Task: Extract the opening line of the entries and every line after it, stopping at and including the line that contains "Serif', 'Noto Sans". Do not include pictures.
◆ ◆ ◆ ◆ ◆
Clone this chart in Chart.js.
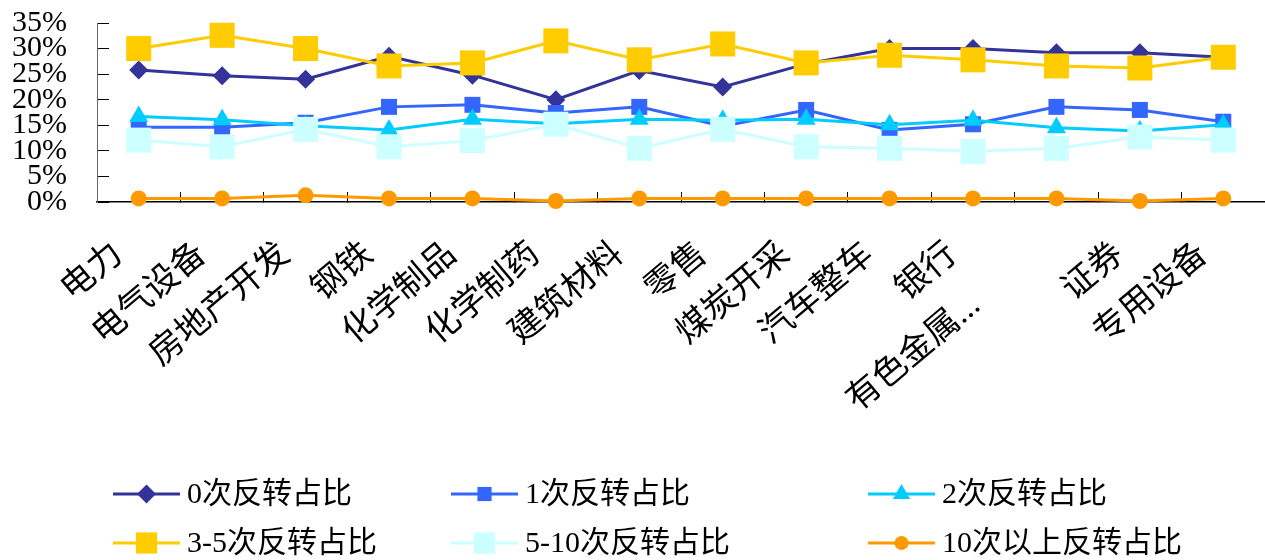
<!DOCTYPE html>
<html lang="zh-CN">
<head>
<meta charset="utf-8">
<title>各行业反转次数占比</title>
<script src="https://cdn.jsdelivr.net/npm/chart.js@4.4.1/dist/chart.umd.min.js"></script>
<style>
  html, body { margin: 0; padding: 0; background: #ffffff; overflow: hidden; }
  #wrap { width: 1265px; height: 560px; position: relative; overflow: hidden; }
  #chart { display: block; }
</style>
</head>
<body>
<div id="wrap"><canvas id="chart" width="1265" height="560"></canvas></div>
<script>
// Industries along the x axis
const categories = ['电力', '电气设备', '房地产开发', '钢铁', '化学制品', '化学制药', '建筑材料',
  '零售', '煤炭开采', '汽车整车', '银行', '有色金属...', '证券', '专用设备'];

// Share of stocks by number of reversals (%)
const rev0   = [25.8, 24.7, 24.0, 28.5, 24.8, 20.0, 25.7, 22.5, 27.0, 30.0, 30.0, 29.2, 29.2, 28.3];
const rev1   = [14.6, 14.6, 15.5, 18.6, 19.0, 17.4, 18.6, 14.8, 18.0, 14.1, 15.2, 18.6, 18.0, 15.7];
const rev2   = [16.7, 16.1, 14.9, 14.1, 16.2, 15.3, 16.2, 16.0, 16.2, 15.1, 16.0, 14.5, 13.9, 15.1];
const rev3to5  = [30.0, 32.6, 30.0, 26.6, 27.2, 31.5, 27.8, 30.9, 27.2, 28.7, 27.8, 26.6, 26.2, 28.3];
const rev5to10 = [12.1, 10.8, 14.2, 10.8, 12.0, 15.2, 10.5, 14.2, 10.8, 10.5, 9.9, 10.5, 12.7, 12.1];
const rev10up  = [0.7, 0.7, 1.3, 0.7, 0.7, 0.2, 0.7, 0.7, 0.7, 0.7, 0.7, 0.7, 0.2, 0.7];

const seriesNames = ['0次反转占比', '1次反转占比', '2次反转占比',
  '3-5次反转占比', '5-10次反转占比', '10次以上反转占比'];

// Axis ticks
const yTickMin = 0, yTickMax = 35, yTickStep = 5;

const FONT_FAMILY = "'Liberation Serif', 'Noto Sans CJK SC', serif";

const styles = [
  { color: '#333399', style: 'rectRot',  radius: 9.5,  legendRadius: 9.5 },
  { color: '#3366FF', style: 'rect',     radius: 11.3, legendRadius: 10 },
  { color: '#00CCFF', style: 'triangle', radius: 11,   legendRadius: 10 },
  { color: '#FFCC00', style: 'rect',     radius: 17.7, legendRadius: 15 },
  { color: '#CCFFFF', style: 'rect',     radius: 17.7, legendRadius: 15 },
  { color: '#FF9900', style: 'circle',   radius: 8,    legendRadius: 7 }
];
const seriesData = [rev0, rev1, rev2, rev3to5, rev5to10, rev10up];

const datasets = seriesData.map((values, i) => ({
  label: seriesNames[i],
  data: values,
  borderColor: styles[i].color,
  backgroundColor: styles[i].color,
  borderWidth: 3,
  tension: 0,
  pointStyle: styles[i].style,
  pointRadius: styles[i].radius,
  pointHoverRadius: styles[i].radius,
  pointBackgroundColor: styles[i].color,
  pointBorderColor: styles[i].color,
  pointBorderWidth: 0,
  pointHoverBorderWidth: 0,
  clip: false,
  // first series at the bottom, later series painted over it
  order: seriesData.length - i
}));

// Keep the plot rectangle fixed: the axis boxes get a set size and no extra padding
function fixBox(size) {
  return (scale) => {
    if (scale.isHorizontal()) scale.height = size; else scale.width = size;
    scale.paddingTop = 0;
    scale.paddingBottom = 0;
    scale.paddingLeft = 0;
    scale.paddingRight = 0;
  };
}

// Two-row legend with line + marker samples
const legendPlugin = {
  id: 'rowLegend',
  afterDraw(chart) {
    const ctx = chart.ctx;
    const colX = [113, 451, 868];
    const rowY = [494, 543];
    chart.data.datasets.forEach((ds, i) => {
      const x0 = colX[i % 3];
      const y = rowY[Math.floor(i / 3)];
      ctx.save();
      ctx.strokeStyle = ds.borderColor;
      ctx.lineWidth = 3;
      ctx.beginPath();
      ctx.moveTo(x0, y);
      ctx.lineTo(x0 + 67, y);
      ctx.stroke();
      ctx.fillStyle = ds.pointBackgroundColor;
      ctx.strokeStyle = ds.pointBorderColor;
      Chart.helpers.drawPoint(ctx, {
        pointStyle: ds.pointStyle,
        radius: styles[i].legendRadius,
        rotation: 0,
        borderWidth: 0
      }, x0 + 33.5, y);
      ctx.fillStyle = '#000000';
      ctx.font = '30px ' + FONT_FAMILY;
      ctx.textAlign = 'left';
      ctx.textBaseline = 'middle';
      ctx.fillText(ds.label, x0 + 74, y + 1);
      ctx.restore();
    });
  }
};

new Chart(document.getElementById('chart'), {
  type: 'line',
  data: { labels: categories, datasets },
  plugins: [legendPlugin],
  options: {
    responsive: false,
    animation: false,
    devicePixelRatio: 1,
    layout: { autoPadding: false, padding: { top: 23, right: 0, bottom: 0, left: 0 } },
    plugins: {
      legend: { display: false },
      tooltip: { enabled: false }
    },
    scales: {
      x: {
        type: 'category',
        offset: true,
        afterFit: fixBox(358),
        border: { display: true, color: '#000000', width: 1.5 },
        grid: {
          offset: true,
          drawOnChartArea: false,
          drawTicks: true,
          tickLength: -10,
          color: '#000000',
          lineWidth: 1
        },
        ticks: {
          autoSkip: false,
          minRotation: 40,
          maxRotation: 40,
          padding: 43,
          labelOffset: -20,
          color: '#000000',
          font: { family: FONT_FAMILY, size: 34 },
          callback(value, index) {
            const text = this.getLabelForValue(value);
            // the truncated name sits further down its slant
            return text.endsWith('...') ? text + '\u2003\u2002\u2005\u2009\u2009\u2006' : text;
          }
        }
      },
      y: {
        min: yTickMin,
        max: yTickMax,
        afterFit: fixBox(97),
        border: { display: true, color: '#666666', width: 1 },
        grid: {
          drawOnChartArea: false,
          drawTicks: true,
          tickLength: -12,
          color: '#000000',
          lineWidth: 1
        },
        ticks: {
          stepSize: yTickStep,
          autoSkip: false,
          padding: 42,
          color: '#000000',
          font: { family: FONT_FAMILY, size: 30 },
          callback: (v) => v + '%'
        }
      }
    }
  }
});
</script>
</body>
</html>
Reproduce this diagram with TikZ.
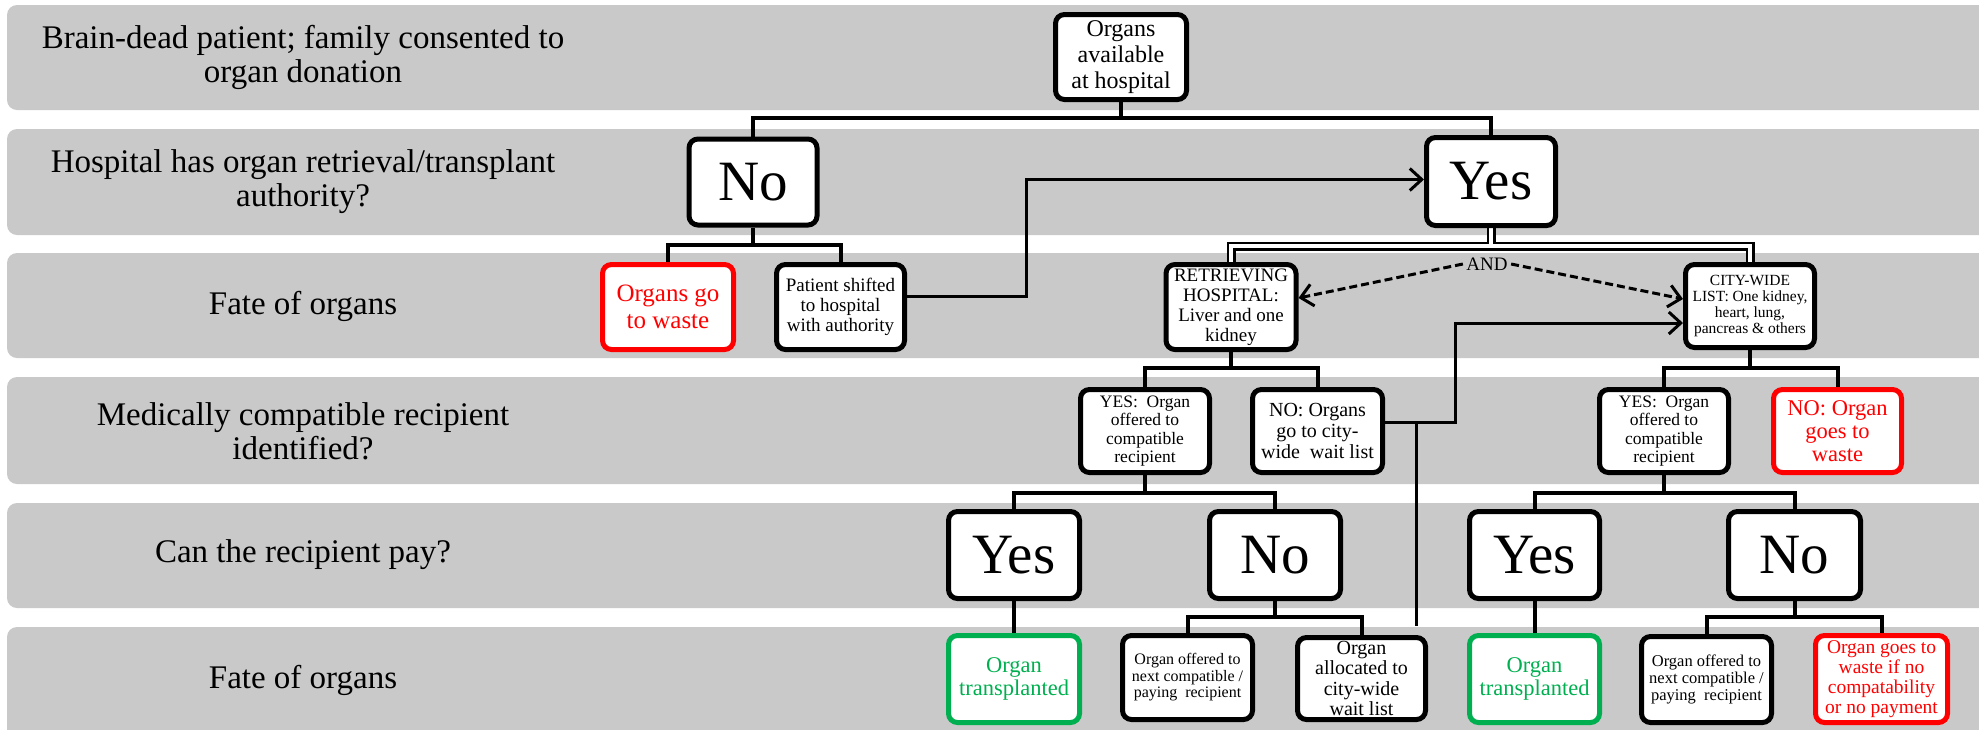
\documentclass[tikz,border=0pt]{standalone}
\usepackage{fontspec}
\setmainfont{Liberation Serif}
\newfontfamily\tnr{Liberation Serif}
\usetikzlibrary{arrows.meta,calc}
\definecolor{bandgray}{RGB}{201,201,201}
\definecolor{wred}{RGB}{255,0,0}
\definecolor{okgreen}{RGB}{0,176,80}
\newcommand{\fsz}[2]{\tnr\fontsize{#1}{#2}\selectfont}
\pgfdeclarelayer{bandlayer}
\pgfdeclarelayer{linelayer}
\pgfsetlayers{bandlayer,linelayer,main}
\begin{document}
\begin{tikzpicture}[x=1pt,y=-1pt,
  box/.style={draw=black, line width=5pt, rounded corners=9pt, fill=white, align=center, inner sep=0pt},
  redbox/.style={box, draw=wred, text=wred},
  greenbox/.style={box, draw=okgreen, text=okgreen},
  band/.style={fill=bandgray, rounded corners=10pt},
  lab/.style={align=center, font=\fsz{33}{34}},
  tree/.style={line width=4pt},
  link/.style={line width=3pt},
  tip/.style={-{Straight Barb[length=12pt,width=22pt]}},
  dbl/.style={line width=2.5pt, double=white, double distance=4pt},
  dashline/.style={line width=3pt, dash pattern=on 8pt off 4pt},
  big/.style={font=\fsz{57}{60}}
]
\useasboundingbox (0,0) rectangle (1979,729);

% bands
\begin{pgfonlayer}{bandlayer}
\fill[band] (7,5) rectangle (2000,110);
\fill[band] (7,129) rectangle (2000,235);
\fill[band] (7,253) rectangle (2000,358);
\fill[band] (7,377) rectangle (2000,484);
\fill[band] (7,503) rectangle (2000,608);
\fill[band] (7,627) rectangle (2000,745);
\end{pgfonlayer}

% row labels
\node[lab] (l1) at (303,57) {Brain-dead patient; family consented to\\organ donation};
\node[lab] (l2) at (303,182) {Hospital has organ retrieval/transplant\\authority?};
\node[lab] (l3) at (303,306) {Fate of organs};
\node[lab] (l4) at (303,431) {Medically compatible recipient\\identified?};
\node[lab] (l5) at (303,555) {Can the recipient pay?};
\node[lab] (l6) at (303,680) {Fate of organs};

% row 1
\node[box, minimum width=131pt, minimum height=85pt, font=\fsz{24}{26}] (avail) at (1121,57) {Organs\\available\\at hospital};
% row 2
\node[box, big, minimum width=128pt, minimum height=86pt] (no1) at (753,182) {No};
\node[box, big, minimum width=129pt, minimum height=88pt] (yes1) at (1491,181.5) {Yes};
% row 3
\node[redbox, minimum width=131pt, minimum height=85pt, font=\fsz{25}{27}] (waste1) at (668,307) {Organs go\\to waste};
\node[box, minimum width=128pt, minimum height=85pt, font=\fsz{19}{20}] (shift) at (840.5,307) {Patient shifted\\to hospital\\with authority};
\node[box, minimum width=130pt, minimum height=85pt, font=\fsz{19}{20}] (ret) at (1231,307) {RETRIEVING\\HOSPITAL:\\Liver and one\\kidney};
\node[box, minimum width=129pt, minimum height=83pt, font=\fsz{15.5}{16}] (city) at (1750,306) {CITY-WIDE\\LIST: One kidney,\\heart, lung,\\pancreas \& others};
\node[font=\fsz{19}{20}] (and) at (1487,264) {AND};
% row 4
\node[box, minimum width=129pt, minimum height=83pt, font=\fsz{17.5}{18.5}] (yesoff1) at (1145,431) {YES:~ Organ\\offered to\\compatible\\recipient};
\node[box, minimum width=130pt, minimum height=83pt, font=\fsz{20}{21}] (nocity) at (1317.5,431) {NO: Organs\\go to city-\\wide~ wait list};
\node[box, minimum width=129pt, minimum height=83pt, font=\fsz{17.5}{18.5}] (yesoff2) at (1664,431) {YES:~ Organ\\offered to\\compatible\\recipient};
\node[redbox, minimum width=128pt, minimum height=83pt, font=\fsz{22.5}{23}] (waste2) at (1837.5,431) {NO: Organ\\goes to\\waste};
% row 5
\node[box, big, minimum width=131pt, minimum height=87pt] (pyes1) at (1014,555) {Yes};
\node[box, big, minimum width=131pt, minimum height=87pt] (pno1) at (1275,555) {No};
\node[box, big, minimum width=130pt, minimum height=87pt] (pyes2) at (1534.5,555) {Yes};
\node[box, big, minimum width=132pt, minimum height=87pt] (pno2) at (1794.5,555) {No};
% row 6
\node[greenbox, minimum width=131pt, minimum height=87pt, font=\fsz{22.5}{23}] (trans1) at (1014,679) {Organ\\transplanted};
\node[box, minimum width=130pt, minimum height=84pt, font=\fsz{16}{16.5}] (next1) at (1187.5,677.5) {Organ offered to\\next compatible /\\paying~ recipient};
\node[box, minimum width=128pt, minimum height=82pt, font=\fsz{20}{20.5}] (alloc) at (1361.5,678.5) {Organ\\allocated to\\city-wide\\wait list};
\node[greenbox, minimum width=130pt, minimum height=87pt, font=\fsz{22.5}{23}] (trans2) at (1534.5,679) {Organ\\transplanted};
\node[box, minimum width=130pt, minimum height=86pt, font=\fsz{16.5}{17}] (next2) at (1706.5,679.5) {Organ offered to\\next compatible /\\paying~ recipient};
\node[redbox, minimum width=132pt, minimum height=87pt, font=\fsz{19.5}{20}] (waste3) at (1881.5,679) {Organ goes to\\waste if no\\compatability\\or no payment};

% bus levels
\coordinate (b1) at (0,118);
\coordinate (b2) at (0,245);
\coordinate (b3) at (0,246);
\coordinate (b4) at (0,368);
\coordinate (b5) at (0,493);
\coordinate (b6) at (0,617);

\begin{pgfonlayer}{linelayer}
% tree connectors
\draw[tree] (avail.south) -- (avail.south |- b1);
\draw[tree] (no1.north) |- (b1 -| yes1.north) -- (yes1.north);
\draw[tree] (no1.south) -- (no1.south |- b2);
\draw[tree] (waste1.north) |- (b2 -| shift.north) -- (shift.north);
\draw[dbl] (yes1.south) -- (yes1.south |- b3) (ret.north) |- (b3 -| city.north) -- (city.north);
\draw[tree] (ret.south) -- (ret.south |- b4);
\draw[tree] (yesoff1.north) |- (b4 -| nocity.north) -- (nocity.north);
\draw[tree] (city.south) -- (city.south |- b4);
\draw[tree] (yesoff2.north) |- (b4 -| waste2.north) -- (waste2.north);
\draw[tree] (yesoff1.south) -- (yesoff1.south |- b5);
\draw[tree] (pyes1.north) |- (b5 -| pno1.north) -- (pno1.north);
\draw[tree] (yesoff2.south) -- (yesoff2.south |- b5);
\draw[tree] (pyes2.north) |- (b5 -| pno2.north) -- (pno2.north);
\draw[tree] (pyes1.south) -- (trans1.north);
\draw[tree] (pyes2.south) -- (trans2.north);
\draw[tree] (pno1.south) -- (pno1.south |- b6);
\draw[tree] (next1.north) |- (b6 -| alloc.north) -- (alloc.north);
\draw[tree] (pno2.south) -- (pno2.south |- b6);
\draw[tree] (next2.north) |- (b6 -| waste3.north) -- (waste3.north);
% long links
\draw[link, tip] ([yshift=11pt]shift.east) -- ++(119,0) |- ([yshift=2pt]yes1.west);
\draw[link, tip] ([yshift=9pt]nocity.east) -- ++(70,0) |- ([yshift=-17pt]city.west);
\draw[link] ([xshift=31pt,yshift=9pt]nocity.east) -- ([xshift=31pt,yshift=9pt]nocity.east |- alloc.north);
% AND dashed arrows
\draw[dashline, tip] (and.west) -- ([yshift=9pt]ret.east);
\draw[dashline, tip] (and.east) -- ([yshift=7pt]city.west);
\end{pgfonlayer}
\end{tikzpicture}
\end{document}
◆ ◆ ◆ ◆ ◆
Written response:
Clone this chart in Chart.js.
<!DOCTYPE html>
<html lang="zh-CN">
<head>
<meta charset="utf-8">
<title>各行业反转次数占比</title>
<script src="https://cdn.jsdelivr.net/npm/chart.js@4.4.1/dist/chart.umd.min.js"></script>
<style>
  html, body { margin: 0; padding: 0; background: #ffffff; overflow: hidden; }
  #wrap { width: 1265px; height: 560px; position: relative; overflow: hidden; }
  #chart { display: block; }
</style>
</head>
<body>
<div id="wrap"><canvas id="chart" width="1265" height="560"></canvas></div>
<script>
// Industries along the x axis
const categories = ['电力', '电气设备', '房地产开发', '钢铁', '化学制品', '化学制药', '建筑材料',
  '零售', '煤炭开采', '汽车整车', '银行', '有色金属...', '证券', '专用设备'];

// Share of stocks by number of reversals (%)
const rev0   = [25.8, 24.7, 24.0, 28.5, 24.8, 20.0, 25.7, 22.5, 27.0, 30.0, 30.0, 29.2, 29.2, 28.3];
const rev1   = [14.6, 14.6, 15.5, 18.6, 19.0, 17.4, 18.6, 14.8, 18.0, 14.1, 15.2, 18.6, 18.0, 15.7];
const rev2   = [16.7, 16.1, 14.9, 14.1, 16.2, 15.3, 16.2, 16.0, 16.2, 15.1, 16.0, 14.5, 13.9, 15.1];
const rev3to5  = [30.0, 32.6, 30.0, 26.6, 27.2, 31.5, 27.8, 30.9, 27.2, 28.7, 27.8, 26.6, 26.2, 28.3];
const rev5to10 = [12.1, 10.8, 14.2, 10.8, 12.0, 15.2, 10.5, 14.2, 10.8, 10.5, 9.9, 10.5, 12.7, 12.1];
const rev10up  = [0.7, 0.7, 1.3, 0.7, 0.7, 0.2, 0.7, 0.7, 0.7, 0.7, 0.7, 0.7, 0.2, 0.7];

const seriesNames = ['0次反转占比', '1次反转占比', '2次反转占比',
  '3-5次反转占比', '5-10次反转占比', '10次以上反转占比'];

// Axis ticks
const yTickMin = 0, yTickMax = 35, yTickStep = 5;

const FONT_FAMILY = "'Liberation Serif', 'Noto Sans CJK SC', serif";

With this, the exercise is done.